Abstract

This communication presents the design, fabrication, and full experimental verification of a frequency-controlled beam-steering antenna array with large scanning angle and low sidelobe. A brick configuration, which allows full 2-D beam-steering expansion, is implemented for the overall design and specifically optimized for further integration of corresponding transmitter/receiver (T/R) modules. A novel stripline-fed quasi-Yagi antenna constructed in a three-layer geometry is proposed as the radiation element. Moreover, a novel low insertion loss coplanar waveguide (CPW)-to-stripline transition, sheltered by ground in both sides, is proposed for the feeding and resistance loading.
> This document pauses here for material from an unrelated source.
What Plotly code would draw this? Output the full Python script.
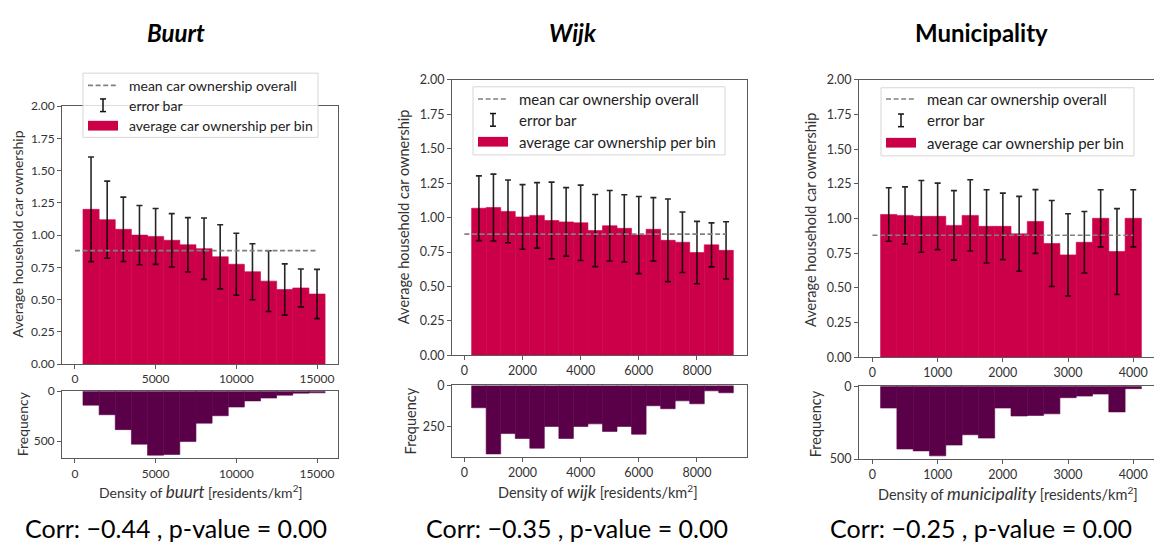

In this proposed antenna design, by applying a broadside coupling and optimizing the radiation element, a strong coupling is achieved at the center working frequency and can also maintain almost unchanged within the whole operational frequency range, leading to constant low sidelobe levels (SLLs). Three substrate layers are utilized to ensure accurate alignment between the slow-wave stripline and radiation elements, which is essential for the prevention of sidelobe deterioration due to possible fabrication tolerance. A 20 element prototype is demonstrated and manufactured. In the measurement, this antenna is able to scan from −42° to 36° within its 2 GHz operational bandwidth. Meanwhile, a flat gain around 15 dBi and a SLL smaller than −18.5 dB are obtained. The above performance indicates that this antenna is a good candidate for scaling to 2-D beam-scanning large array applications.